With so much that must be done at home in the United States, why does America send so much of its resources to Israel? It’s a fair question, but according to U.S. Gen Chuck Wald, America doesn’t spend enough on Israel.
Why do we spend so much money on Israel?
Over my decades of military service, as the Deputy Commander of United States European Command and now as a security advisor, I’ve often heard people make this complaint.
The truth is we don’t spend enough. We should spend more. And for purely selfish reasons.
Every dollar we spend on Israel is a dollar spent, in effect, in our own defense. As a value proposition, it’s all in America’s favor.
Let me explain, but before I do let me say this:
I can easily defend why America supports Israel on moral grounds alone.
I’ve been there on numerous occasions. It’s a good and decent country. Given the neighborhood it lives in, I find that both remarkable and admirable.
But I will make this argument solely on the basis of America’s security.
Our partnership with Israel is unique.
Unlike most of our current treaty alliances — say with South Korea — our ties with Jerusalem are not premised on American troops serving as tripwires on Israel’s frontlines.
This is because Israel takes care of itself.
America, for good reason, remains wary of any further military engagement in the Middle East. And this only strengthens the case for giving Israel the tools it needs to defend its borders.
Here are three things we can do – again, all in our own self-interest.
First, the United States should front load its financial commitment to Israel.
We have agreed to provide Israel $38 billion in defense assistance over ten years. That’s a big number, but it’s also a great deal – for America.
In addition to giving Israel the financial wherewithal to purchase the weapons it needs, it also benefits the American economy.

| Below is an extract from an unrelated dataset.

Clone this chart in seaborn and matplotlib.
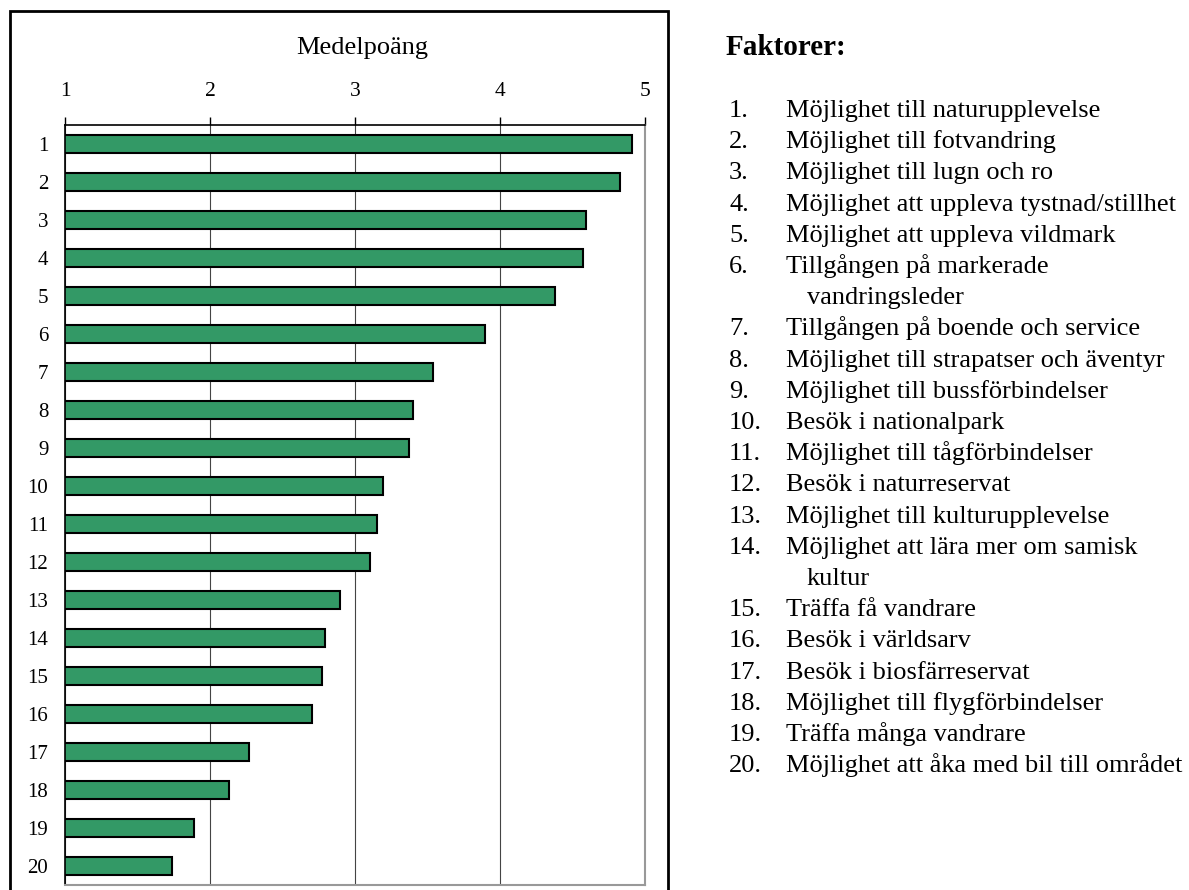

Under the agreement, Israel must spend these funds on U.S. products. And it’s happy to do so. Without adding a cent to the total, the United States should “front-load” this assistance to reflect the changing strategic situation in the Middle East, specifically the rising danger presented by Iran and its proxies Hezbollah and Hamas.
An accelerated timetable would allow Israel to acquire critical capabilities like more F-35 air attack squadrons, more air refueling tankers and more precision munitions. It will need this hardware to defend itself and American interests against these persistent, and growing, threats.
Second, the United States should enhance our alliance with Israel.
It may surprise you to know that the United States does not have a defense treaty with this essential ally – lots of agreements, but no treaty.
Why is this so important? Because it will send a loud strategic signal to Israel’s enemies that if you mess with Israel, you mess with us.
Israel is not going to ask us for troops. But we should be giving them anything else they need – intelligence, weapons technology and other vital information. And we know this is a two-way street. Israel gives a lot in return.
Which leads me to the third point.
The United States and Israel should build on their already close collaboration in research and development. Israel is one of the most high-tech economies in the world. American investors understand this. More venture capital is spent per capita in Israel than in any other country. Nine out of the ten largest companies have R&D facilities there. This is in a country of just 8 million people.
When we sell them military gear, they adapt it to their own special needs. The American military, in turn, benefits from these innovations, especially in the area of desert warfare. Indeed, President Obama’s Defense Secretary Ashton Carter made this point. “There’s no question that American lives have been saved by Israeli technology.”
There are many cutting-edge projects we can work on together, such as directed-energy weapons. This new form of cannon emits highly-focused energy to neutralize targets. Such weapons will be needed to counter the spread of cheap, deadly and plentiful mortars and drones from Iran and other bad actors.
All this explains why I find it so infuriating to see Americans, especially young Americans, support anti-Israel groups like BDS – Boycott, Divest, Sanction –that want to weaken and destroy Israel. Putting aside the perverse logic of these groups – that we should punish a free and open democracy – it’s self-destructive.
Israel is on the front line of terror.
They, not us, are within missile range of Iran, Syria, Hezbollah and Hamas. To the extent these enemies of freedom are held in check, they are held in check by Israel. And, they ask from us not one US soldier – only for military aid, which they spend on American defense products to help defend American interests.
We should give them that aid without reservation. Sure, it costs us treasure. But it saves us blood. Our blood.
It’s also the right thing to do.
I’m General Chuck Wald, United States Air Force, for Prager University.